Published in Cloud

Mid-market firms having second thoughts about the cloud

by on04 June 2025


Node4 report suggests hybrid is the new black

Nearly all mid-market companies are eyeing a cloud exit, according to fresh research from Node4, with 97 per cent planning to shift some workloads off the public cloud in the next year.

The trend is less a rejection of public cloud than a sign of mounting pragmatism. Only five per cent said they would yank out everything, while 49 per cent are just pulling the plug on a few apps and workloads.

Node4 chief executive Richard Moseley said: “Mid-market organisations are entering a new phase of cloud strategy, one defined by pragmatism, not dogma.” He reckons the hybrid model is now the go-to for companies stuck between their aging on-prem gear and the allure of the public cloud.

Node4’s Unlocking Growth in the Mid-Market report claimed performance headaches are the top reason firms are binning the cloud for some workloads. These include so-called lift and shift jobs that never belonged in the cloud, modernised apps that turned out to be duds, and frustrated users snarling at SaaS latency.

“Organisations that migrated to the public cloud several years ago have realised that while their environments provide many benefits and offer more scalable on-demand performance than other hosting options, they aren't always the best fit for every application. This applies particularly to organisations that lifted and shifted to the public cloud without due planning and strategy, perhaps with legacy systems or databases that were never intended for cloud consumption,” Moseley said.

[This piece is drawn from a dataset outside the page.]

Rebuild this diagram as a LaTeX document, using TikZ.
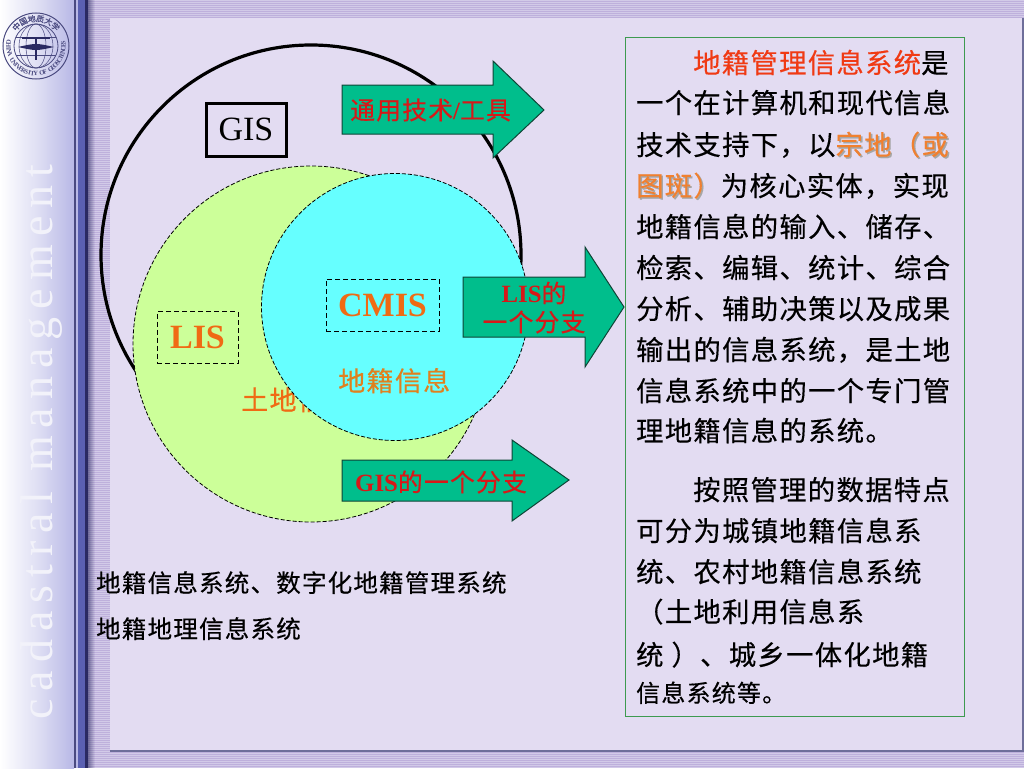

About 30 per cent of respondents blamed data sovereignty issues for their planned retreats, driven in part by anxiety around rules like DORA, GDPR and the US Cloud Act. But it goes beyond regulation as mid-market firms want control, jurisdiction and lasting access to their own data.

Other gripes included risk management at 29 per cent, technical limits at 27 per cent, cost and compliance at 26 per cent apiece, and security at 21 per cent.

The data throws up a peculiar twist. Companies relying on on-prem kit feel more secure than those flying fully in the cloud, despite public cloud vendors offering high-grade security and access tools. Reasons include a lack of control, convoluted setups, fuzzy visibility and patchy in-house skills.

“Public cloud still plays a vital role for the mid-market, but it’s no longer the default. Our data shows mid-market leaders are optimising for performance, compliance, and more direct control. Businesses that get this balance right will unlock greater efficiency, agility, and resilience from their infrastructure investments. This, in turn, will lay the foundations for improved growth and productivity,” Moseley said.